WHAT NEEDS TO BE DONE:
Please transcribe the listing below in full and word for word, without its pictures.

INFORMATION SUPPLIED:
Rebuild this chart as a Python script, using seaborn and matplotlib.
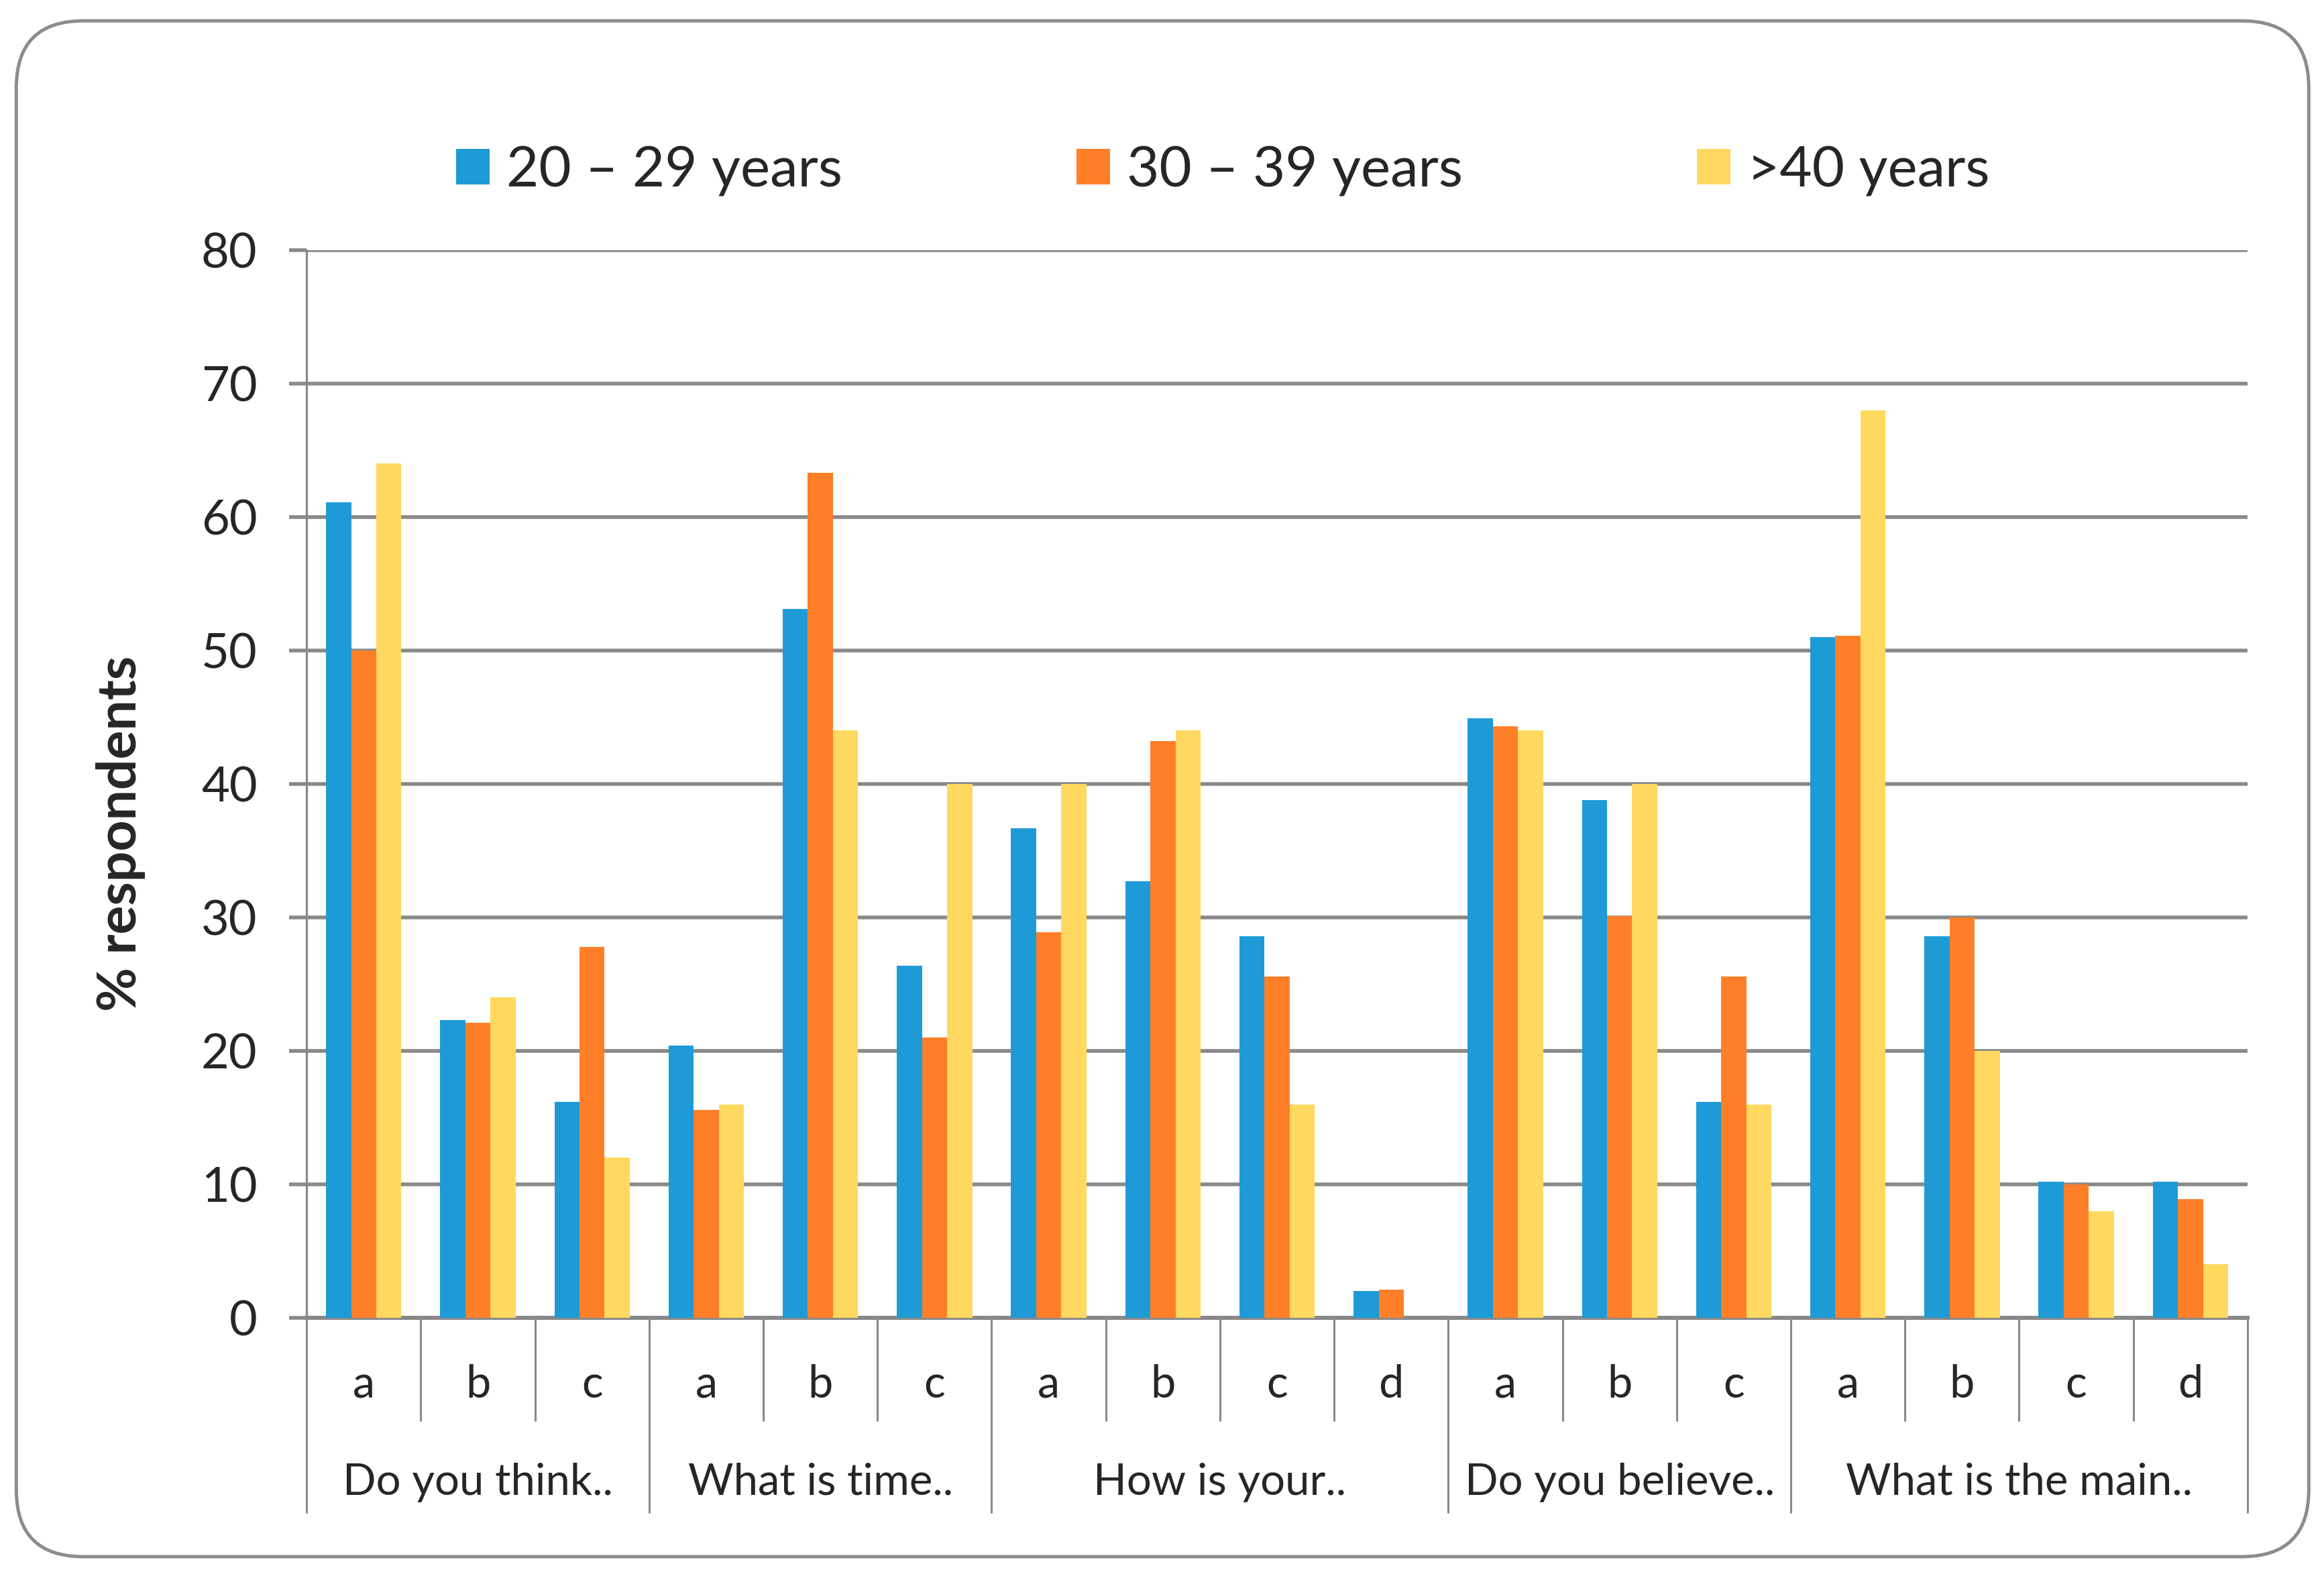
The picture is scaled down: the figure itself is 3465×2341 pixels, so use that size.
import pandas as pd
import seaborn as sns
import matplotlib.pyplot as plt
from matplotlib.patches import FancyBboxPatch
import matplotlib.transforms as mtransforms

# Dữ liệu
groups = ["Do you think..", "What is time..", "How is your..", "Do you believe..", "What is the main.."]
options = [["a", "b", "c"], ["a", "b", "c"], ["a", "b", "c", "d"], ["a", "b", "c"], ["a", "b", "c", "d"]]
ages = ["20 – 29 years", "30 – 39 years", ">40 years"]

v_20_29 = [61.1, 22.3, 16.2, 20.4, 53.1, 26.4, 36.7, 32.7, 28.6, 2.0, 44.9, 38.8, 16.2, 51.0, 28.6, 10.2, 10.2]
v_30_39 = [50.0, 22.1, 27.8, 15.6, 63.3, 21.0, 28.9, 43.2, 25.6, 2.1, 44.3, 30.1, 25.6, 51.1, 30.0, 10.0, 8.9]
v_40 = [64.0, 24.0, 12.0, 16.0, 44.0, 40.0, 40.0, 44.0, 16.0, 0.0, 44.0, 40.0, 16.0, 68.0, 20.0, 8.0, 4.0]

colors = ["#1E9BD7", "#FE7F28", "#FFD95F"]

# Bảng dài cho seaborn
keys, subs = [], []
for g, opts in zip(groups, options):
    for o in opts:
        keys.append(g + "|" + o)
        subs.append(o)

rows = []
for age, vals in zip(ages, [v_20_29, v_30_39, v_40]):
    for k, v in zip(keys, vals):
        rows.append({"key": k, "age": age, "value": v})
df = pd.DataFrame(rows)

sns.set_style("white")
plt.rcParams["font.family"] = ["Lato", "DejaVu Sans"]

fig = plt.figure(figsize=(17.33, 11.705), dpi=200)
ax = fig.add_axes([0.1319, 0.1606, 0.8349, 0.6801])

sns.barplot(data=df, x="key", y="value", hue="age", order=keys, hue_order=ages,
            palette=colors, width=0.66, gap=0, saturation=1, linewidth=0,
            ax=ax, zorder=3)

grid_c = "#898989"
ax.set_ylim(0, 80)
ax.set_xlim(-0.5, len(keys) - 0.5)
ax.set_yticks(range(0, 81, 10))
ax.yaxis.grid(True, color=grid_c, linewidth=2.0, zorder=0)
ax.tick_params(axis="y", labelsize=26, length=9.5, width=2.0, color=grid_c, pad=17, left=True)
ax.set_xticks(range(len(keys)))
ax.set_xticklabels(subs, fontsize=24)
ax.tick_params(axis="x", length=0, pad=25)
ax.set_xlabel("")
ax.set_ylabel("")
for s in ["top", "right"]:
    ax.spines[s].set_visible(False)
ax.spines["left"].set_color(grid_c)
ax.spines["left"].set_linewidth(1.2)
ax.spines["bottom"].set_color(grid_c)
ax.spines["bottom"].set_linewidth(2.2)

# Đường phân cách danh mục
trans = mtransforms.blended_transform_factory(ax.transData, ax.transAxes)
bounds = [-0.5]
pos = -0.5
for opts in options:
    pos += len(opts)
    bounds.append(pos)
for i in range(len(keys) + 1):
    x = -0.5 + i
    low = -0.182 if x in bounds else -0.096
    ax.plot([x, x], [0, low], color=grid_c, linewidth=1.1, transform=trans, clip_on=False)

# Nhãn nhóm
start = 0
for g, opts in zip(groups, options):
    mid = start + (len(opts) - 1) / 2
    ax.text(mid, -0.154, g, transform=trans, ha="center", va="center", fontsize=23.5)
    start += len(opts)

fig.text(0.052, 0.469, "% respondents", rotation=90, ha="center", va="center",
         fontsize=29, fontweight="bold")

sns.move_legend(ax, "center", bbox_to_anchor=(0.526, 0.891), bbox_transform=fig.transFigure,
                ncol=3, frameon=False, title=None, fontsize=30, columnspacing=4.19,
                handlelength=0.6, handleheight=0.6, handletextpad=0.3)

# Khung bo tròn bên ngoài
box = FancyBboxPatch((0.1216, 0.0995), 17.09, 11.45,
                     boxstyle="round,pad=0,rounding_size=0.5",
                     transform=fig.dpi_scale_trans, facecolor="none",
                     edgecolor="#8c8c8c", linewidth=1.8)
fig.add_artist(box)

fig.savefig("out.png", dpi=200, facecolor="white")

WRITTEN RESPONSE:
Rebuild this chart as a Python script, using seaborn and matplotlib.
The picture is scaled down: the figure itself is 3465×2341 pixels, so use that size.
import pandas as pd
import seaborn as sns
import matplotlib.pyplot as plt
from matplotlib.patches import FancyBboxPatch
import matplotlib.transforms as mtransforms

# Dữ liệu
groups = ["Do you think..", "What is time..", "How is your..", "Do you believe..", "What is the main.."]
options = [["a", "b", "c"], ["a", "b", "c"], ["a", "b", "c", "d"], ["a", "b", "c"], ["a", "b", "c", "d"]]
ages = ["20 – 29 years", "30 – 39 years", ">40 years"]

v_20_29 = [61.1, 22.3, 16.2, 20.4, 53.1, 26.4, 36.7, 32.7, 28.6, 2.0, 44.9, 38.8, 16.2, 51.0, 28.6, 10.2, 10.2]
v_30_39 = [50.0, 22.1, 27.8, 15.6, 63.3, 21.0, 28.9, 43.2, 25.6, 2.1, 44.3, 30.1, 25.6, 51.1, 30.0, 10.0, 8.9]
v_40 = [64.0, 24.0, 12.0, 16.0, 44.0, 40.0, 40.0, 44.0, 16.0, 0.0, 44.0, 40.0, 16.0, 68.0, 20.0, 8.0, 4.0]

colors = ["#1E9BD7", "#FE7F28", "#FFD95F"]

# Bảng dài cho seaborn
keys, subs = [], []
for g, opts in zip(groups, options):
    for o in opts:
        keys.append(g + "|" + o)
        subs.append(o)

rows = []
for age, vals in zip(ages, [v_20_29, v_30_39, v_40]):
    for k, v in zip(keys, vals):
        rows.append({"key": k, "age": age, "value": v})
df = pd.DataFrame(rows)

sns.set_style("white")
plt.rcParams["font.family"] = ["Lato", "DejaVu Sans"]

fig = plt.figure(figsize=(17.33, 11.705), dpi=200)
ax = fig.add_axes([0.1319, 0.1606, 0.8349, 0.6801])

sns.barplot(data=df, x="key", y="value", hue="age", order=keys, hue_order=ages,
            palette=colors, width=0.66, gap=0, saturation=1, linewidth=0,
            ax=ax, zorder=3)

grid_c = "#898989"
ax.set_ylim(0, 80)
ax.set_xlim(-0.5, len(keys) - 0.5)
ax.set_yticks(range(0, 81, 10))
ax.yaxis.grid(True, color=grid_c, linewidth=2.0, zorder=0)
ax.tick_params(axis="y", labelsize=26, length=9.5, width=2.0, color=grid_c, pad=17, left=True)
ax.set_xticks(range(len(keys)))
ax.set_xticklabels(subs, fontsize=24)
ax.tick_params(axis="x", length=0, pad=25)
ax.set_xlabel("")
ax.set_ylabel("")
for s in ["top", "right"]:
    ax.spines[s].set_visible(False)
ax.spines["left"].set_color(grid_c)
ax.spines["left"].set_linewidth(1.2)
ax.spines["bottom"].set_color(grid_c)
ax.spines["bottom"].set_linewidth(2.2)

# Đường phân cách danh mục
trans = mtransforms.blended_transform_factory(ax.transData, ax.transAxes)
bounds = [-0.5]
pos = -0.5
for opts in options:
    pos += len(opts)
    bounds.append(pos)
for i in range(len(keys) + 1):
    x = -0.5 + i
    low = -0.182 if x in bounds else -0.096
    ax.plot([x, x], [0, low], color=grid_c, linewidth=1.1, transform=trans, clip_on=False)

# Nhãn nhóm
start = 0
for g, opts in zip(groups, options):
    mid = start + (len(opts) - 1) / 2
    ax.text(mid, -0.154, g, transform=trans, ha="center", va="center", fontsize=23.5)
    start += len(opts)

fig.text(0.052, 0.469, "% respondents", rotation=90, ha="center", va="center",
         fontsize=29, fontweight="bold")

sns.move_legend(ax, "center", bbox_to_anchor=(0.526, 0.891), bbox_transform=fig.transFigure,
                ncol=3, frameon=False, title=None, fontsize=30, columnspacing=4.19,
                handlelength=0.6, handleheight=0.6, handletextpad=0.3)

# Khung bo tròn bên ngoài
box = FancyBboxPatch((0.1216, 0.0995), 17.09, 11.45,
                     boxstyle="round,pad=0,rounding_size=0.5",
                     transform=fig.dpi_scale_trans, facecolor="none",
                     edgecolor="#8c8c8c", linewidth=1.8)
fig.add_artist(box)

fig.savefig("out.png", dpi=200, facecolor="white")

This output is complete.